Gather all lines with the word "matplotlib" in them.

### Data excerpt

########

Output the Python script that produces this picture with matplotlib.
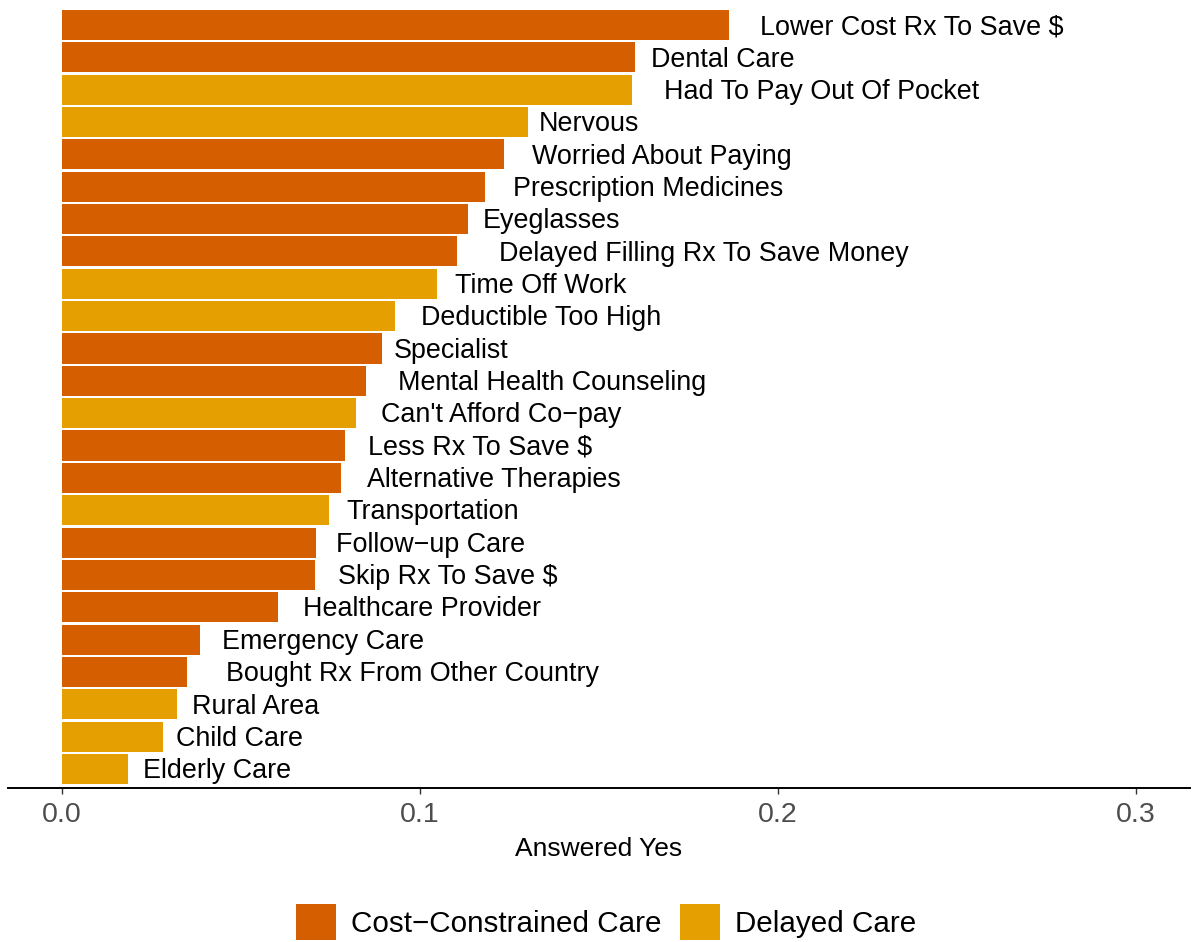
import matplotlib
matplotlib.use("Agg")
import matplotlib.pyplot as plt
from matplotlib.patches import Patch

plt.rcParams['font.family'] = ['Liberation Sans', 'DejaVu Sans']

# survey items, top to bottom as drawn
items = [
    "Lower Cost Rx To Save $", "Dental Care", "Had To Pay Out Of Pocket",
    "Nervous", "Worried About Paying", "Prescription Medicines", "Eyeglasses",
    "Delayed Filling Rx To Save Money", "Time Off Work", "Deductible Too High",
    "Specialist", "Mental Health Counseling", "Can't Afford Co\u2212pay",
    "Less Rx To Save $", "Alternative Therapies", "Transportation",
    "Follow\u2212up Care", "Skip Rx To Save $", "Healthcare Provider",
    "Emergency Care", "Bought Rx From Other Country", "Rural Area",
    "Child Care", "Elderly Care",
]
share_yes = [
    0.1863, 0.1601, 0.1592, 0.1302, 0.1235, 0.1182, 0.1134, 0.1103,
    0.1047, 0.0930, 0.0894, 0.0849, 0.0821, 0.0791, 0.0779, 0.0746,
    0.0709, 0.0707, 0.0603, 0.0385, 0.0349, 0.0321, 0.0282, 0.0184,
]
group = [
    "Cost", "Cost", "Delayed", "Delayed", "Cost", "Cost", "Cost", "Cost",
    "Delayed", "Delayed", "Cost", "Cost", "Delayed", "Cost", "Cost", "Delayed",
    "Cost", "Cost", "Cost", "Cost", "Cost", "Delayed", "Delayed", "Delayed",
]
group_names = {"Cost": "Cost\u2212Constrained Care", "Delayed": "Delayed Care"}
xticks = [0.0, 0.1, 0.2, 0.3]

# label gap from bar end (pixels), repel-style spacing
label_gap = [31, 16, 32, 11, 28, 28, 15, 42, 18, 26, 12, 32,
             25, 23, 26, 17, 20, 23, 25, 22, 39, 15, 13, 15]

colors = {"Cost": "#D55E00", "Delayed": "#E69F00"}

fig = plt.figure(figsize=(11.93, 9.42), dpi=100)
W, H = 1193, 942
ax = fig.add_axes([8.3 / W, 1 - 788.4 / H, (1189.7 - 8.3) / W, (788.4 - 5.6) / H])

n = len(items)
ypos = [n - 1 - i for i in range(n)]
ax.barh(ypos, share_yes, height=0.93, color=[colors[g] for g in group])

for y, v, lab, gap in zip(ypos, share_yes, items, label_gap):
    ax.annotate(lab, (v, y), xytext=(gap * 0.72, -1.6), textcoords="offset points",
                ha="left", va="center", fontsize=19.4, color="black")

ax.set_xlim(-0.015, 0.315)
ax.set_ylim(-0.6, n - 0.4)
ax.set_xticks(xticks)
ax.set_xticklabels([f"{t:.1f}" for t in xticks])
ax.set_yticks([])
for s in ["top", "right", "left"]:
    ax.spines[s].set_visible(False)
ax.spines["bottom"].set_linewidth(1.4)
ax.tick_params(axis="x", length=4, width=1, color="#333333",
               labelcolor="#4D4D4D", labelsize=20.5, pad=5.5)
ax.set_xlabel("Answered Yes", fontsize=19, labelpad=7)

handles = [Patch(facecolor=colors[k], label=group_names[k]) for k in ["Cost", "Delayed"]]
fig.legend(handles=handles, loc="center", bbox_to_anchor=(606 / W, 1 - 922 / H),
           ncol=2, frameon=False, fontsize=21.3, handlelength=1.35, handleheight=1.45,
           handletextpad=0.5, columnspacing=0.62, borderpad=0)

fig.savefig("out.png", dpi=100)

########

### Task output
Output the Python script that produces this picture with matplotlib.
import matplotlib
matplotlib.use("Agg")
import matplotlib.pyplot as plt
from matplotlib.patches import Patch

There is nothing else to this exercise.